The Centre has decided to move the Supreme Court against the apex court’s verdict last month that decriminalises ‘mere membership’ of terror outfits if investigators cannot prove the suspect’s role in violence or inciting others.
The home ministry’s decision comes in the backdrop of concern that reading down the law would end the powers to arrest terror suspects without substantial evidence against them.
Under the existing law, it is adequate if prosecutors can link the suspects to the banned terror outfits.
But last month, the Supreme Court read down provisions of the Terrorist and Disruptive Activities (Prevention) Act and Unlawful Activities (Prevention) Act (UAPA) that prescribe jail for members of the banned outfits.

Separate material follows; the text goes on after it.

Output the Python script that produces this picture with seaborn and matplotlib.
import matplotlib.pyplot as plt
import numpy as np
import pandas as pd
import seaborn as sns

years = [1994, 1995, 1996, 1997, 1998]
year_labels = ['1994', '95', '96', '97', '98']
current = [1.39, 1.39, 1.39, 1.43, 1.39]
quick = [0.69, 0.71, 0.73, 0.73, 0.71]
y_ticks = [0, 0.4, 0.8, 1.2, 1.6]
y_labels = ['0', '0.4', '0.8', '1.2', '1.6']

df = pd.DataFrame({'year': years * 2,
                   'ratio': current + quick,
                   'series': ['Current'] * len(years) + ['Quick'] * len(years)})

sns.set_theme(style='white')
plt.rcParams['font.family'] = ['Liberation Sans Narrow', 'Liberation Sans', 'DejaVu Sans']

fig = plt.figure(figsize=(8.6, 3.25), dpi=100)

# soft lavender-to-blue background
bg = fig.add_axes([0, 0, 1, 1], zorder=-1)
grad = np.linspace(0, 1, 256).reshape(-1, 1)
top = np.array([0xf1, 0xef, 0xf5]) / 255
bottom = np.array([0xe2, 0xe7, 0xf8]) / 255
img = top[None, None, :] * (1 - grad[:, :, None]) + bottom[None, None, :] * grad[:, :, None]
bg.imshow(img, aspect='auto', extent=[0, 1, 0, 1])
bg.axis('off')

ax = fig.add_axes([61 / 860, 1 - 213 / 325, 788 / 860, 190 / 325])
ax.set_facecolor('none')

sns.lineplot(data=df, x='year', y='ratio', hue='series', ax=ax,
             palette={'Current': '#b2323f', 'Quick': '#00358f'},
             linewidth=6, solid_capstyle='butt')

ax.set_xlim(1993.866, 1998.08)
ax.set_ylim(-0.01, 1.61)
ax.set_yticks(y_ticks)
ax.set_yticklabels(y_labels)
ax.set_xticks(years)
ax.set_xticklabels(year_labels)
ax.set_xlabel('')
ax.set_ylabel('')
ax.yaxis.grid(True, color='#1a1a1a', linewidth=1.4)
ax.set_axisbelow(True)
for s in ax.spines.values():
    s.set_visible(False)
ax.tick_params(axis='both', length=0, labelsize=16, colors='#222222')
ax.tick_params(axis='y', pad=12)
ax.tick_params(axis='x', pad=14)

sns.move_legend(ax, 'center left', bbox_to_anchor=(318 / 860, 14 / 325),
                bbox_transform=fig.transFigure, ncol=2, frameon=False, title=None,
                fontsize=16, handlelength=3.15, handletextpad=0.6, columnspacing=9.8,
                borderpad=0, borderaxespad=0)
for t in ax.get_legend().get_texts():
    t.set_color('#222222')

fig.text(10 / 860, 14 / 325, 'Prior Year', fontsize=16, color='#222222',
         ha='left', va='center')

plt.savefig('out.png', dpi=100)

Mere membership of a banned organisation cannot incriminate a person unless he is proven to have resorted to acts of violence, incited people to violence or tried to create disorder ... of public peace through violence, the court held.

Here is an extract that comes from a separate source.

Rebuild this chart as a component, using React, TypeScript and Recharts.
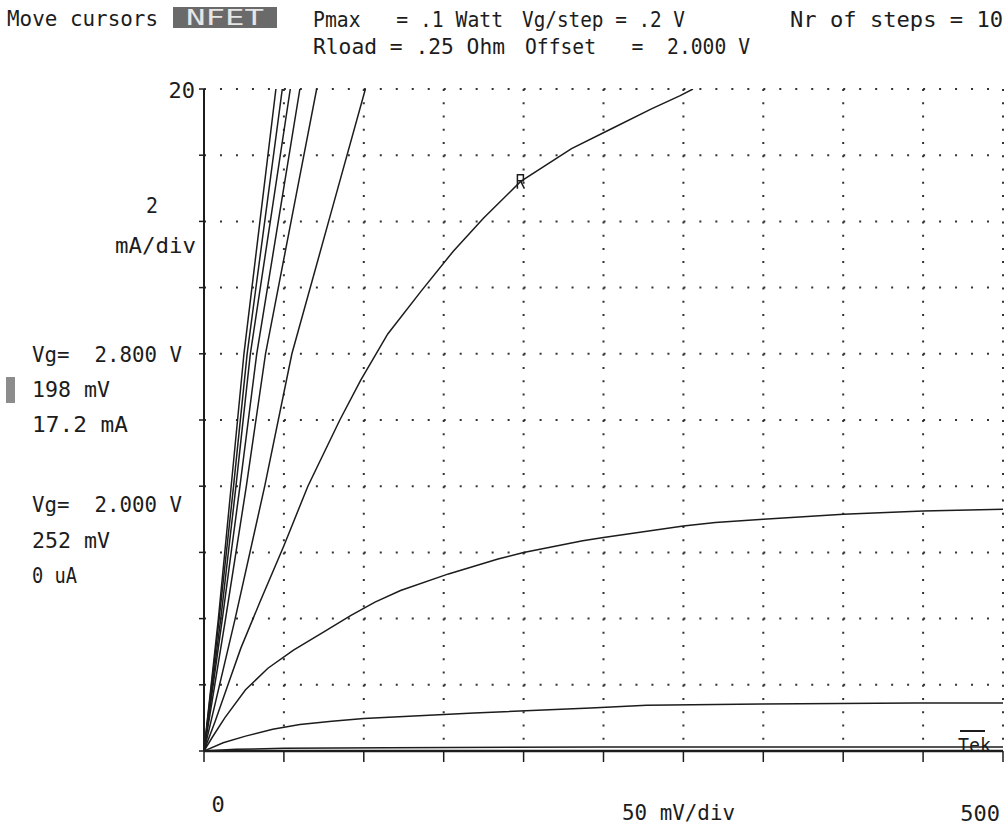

Applying this principle in two cases from Assam, the court held that the doctrine of “guilt by association” would violate constitutional guarantees of right to speech and liberty.

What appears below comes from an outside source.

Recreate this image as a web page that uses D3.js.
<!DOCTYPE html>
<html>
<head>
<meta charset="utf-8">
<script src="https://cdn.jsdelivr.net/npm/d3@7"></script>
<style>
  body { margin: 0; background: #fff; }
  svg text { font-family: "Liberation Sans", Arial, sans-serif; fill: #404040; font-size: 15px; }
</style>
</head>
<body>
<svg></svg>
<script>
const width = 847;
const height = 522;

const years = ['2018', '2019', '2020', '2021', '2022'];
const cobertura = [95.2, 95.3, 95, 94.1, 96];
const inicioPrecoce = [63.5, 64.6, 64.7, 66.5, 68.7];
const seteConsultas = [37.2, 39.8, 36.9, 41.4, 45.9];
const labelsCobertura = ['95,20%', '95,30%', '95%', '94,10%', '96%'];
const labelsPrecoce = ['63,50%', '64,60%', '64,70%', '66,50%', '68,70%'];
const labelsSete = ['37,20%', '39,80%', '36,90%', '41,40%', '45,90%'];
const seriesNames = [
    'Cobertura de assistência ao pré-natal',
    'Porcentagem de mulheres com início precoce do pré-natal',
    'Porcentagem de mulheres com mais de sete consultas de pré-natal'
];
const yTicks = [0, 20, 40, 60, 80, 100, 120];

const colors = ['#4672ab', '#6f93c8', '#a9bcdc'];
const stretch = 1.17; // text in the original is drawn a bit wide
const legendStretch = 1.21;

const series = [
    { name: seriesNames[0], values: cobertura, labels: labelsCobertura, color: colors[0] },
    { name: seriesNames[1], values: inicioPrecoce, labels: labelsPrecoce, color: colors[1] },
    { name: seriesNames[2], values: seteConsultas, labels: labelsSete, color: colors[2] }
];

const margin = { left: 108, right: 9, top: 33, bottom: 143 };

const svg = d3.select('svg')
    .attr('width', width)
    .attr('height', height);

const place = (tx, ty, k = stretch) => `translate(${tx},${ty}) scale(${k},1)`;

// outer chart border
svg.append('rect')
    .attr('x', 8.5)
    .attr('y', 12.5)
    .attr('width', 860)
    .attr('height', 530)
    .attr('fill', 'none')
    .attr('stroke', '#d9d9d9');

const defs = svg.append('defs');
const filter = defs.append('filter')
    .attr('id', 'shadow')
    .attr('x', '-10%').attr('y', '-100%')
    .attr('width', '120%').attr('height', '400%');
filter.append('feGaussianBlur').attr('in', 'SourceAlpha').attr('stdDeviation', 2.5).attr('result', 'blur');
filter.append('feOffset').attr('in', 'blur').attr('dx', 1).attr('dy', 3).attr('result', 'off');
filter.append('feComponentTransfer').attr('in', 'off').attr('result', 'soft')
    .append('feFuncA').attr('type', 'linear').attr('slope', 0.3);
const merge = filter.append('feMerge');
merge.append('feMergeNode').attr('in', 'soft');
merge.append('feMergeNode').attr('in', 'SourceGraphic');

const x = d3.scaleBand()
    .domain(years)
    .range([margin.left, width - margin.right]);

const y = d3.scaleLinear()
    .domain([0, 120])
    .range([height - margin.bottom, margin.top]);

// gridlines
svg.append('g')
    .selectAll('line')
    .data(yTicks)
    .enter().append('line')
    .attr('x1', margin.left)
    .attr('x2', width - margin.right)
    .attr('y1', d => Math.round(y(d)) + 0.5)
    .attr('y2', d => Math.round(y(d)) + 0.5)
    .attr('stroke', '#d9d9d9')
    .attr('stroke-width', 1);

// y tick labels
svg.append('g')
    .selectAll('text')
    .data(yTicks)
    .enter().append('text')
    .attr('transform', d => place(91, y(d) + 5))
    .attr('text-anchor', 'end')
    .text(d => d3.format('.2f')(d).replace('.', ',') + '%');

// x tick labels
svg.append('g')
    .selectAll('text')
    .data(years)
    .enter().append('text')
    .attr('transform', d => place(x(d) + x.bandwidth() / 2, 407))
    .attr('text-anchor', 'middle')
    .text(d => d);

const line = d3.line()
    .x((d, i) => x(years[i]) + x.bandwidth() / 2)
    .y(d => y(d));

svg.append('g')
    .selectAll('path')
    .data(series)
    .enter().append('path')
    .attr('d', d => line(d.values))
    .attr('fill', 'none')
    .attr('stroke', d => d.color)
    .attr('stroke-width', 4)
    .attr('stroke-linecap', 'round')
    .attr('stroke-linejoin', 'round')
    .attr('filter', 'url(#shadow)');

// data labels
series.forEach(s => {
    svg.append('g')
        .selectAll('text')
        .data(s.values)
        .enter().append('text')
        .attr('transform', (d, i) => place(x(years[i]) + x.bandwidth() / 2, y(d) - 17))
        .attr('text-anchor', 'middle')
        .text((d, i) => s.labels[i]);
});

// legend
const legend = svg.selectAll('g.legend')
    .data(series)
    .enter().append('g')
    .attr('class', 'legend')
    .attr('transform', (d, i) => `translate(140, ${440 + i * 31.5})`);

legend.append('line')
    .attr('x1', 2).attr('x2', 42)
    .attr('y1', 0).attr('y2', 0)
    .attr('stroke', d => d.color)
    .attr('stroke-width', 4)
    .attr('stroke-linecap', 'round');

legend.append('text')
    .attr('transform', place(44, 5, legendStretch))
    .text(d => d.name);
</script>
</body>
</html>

The Assam government — which lost two cases relating to men accused of being United Liberation Front of Asom members — has told the Centre that it would file review petitions.
But the home ministry also plans to involve itself in the case given the implication on the validity of the UAPA provisions that stipulate two-year jail for members of the 34 terrorist groups.
“The Union of India would also implead itself as part of the said petitions for review,” minister of state in the home ministry Gurudas Kamat told the Lok Sabha on Tuesday, pointing that there was no proposal to amend the law in the light of the judgment “at this juncture”.
Senior police officers in the security establishment, however, are divided on the issue.